Task brief
Check each line of the records below for the string "that", then state how many lines contain it, with no other output.
+++ Data supplied
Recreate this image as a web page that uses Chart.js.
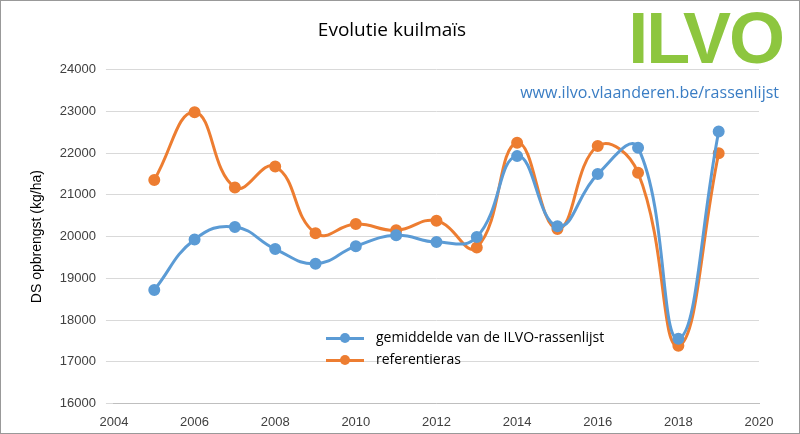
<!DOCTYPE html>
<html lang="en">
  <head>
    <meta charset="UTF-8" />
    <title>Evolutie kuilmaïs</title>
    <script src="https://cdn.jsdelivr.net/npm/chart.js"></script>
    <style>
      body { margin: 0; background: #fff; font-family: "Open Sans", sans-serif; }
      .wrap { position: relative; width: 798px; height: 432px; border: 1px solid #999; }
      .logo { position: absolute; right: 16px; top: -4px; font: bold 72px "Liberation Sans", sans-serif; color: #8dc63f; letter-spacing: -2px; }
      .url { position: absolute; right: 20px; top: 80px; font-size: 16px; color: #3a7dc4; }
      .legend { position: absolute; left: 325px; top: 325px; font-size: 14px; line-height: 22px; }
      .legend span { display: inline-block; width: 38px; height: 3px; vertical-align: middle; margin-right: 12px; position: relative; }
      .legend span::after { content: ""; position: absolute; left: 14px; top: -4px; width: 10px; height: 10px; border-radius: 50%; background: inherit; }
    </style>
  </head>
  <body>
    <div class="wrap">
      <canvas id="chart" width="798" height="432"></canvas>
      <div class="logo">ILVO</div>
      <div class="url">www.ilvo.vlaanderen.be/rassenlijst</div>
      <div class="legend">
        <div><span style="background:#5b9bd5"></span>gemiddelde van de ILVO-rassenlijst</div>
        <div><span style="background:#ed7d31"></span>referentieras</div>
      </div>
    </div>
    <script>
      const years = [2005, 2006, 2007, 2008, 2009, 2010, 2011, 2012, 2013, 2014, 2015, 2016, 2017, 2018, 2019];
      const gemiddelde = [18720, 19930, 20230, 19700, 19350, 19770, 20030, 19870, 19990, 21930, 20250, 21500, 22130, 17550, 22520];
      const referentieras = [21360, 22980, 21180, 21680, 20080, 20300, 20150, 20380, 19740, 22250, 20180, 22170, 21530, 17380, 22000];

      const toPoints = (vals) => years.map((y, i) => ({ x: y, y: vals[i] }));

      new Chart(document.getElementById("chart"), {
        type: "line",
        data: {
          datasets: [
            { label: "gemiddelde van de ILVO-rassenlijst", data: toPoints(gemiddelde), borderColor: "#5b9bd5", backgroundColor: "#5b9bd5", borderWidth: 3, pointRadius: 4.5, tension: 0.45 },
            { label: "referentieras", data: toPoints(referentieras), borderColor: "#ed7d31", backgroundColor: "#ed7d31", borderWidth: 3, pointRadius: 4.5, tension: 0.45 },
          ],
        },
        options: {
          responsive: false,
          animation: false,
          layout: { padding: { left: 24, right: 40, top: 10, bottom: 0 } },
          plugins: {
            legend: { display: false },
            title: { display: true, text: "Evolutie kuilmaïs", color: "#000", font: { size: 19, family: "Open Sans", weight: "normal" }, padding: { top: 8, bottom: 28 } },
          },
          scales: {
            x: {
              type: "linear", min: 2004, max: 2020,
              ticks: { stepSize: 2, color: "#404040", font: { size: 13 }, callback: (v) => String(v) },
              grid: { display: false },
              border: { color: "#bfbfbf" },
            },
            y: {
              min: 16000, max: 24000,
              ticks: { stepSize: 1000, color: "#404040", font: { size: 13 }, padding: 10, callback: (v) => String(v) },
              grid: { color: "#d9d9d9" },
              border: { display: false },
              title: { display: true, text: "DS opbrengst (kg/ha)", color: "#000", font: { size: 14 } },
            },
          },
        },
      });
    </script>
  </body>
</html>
++++++
+++ Data supplied
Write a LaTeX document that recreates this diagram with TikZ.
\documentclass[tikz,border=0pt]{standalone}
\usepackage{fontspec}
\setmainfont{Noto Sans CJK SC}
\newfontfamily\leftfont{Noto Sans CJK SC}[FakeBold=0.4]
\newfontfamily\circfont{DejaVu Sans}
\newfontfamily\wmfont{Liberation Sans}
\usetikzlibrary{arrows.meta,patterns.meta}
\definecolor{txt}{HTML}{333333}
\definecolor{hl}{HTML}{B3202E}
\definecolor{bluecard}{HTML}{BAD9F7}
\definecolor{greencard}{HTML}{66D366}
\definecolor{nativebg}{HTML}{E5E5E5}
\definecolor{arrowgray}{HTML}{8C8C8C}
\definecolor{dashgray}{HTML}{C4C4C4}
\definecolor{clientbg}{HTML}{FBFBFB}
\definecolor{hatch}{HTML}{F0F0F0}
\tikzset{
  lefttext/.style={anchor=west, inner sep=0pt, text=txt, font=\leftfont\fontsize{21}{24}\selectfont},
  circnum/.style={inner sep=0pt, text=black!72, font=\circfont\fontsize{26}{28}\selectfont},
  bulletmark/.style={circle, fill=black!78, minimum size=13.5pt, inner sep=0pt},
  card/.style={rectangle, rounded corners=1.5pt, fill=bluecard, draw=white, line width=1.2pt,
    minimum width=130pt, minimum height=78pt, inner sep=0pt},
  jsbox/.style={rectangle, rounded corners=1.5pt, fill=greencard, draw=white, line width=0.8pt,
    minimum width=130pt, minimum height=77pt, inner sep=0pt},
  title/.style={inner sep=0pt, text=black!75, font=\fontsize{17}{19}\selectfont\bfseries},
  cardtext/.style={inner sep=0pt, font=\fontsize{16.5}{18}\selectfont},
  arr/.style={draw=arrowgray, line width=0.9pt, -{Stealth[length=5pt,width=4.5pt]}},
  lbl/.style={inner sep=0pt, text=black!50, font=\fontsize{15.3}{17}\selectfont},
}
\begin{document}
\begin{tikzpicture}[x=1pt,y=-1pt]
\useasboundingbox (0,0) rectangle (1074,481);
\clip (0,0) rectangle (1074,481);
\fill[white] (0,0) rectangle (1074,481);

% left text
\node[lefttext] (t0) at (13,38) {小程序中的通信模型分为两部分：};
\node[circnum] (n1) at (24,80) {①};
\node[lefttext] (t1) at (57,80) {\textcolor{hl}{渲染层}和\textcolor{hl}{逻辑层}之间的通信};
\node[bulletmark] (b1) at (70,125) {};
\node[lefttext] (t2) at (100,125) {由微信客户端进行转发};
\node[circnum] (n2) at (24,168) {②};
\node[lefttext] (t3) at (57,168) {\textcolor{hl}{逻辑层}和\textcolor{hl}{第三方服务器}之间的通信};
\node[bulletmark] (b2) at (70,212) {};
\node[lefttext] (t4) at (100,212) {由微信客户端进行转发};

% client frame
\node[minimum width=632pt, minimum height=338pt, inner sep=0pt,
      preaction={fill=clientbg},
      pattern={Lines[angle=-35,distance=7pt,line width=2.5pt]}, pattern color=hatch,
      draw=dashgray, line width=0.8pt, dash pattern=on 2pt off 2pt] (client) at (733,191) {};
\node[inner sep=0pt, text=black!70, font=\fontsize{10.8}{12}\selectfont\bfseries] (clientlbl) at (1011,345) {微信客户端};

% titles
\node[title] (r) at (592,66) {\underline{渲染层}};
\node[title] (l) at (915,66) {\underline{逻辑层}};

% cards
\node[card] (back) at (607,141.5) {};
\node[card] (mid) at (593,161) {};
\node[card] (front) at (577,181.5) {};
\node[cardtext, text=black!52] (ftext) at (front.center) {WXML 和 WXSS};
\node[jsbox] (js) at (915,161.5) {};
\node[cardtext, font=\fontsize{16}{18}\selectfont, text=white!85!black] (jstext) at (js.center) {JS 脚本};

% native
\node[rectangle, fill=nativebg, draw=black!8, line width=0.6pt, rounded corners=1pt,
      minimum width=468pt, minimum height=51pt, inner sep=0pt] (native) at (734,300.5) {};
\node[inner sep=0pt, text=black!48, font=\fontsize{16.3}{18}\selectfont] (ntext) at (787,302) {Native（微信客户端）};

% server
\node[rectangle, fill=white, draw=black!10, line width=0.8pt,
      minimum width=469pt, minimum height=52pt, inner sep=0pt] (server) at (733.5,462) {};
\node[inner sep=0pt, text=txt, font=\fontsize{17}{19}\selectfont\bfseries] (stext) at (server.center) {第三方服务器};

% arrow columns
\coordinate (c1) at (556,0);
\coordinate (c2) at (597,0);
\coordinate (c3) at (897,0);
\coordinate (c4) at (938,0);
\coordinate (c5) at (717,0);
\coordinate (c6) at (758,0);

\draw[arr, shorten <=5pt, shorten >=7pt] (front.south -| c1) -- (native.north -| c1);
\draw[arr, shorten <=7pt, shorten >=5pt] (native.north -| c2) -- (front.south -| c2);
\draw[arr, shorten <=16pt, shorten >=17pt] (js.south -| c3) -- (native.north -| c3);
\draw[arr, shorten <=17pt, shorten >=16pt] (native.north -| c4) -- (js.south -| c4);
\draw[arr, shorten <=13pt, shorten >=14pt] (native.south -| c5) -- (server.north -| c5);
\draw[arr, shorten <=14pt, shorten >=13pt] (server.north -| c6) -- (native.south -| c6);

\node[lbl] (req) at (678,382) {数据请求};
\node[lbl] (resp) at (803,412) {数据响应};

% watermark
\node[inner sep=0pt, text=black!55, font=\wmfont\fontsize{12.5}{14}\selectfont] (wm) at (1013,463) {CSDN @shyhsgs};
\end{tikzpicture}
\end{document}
++++++
Worked solution
2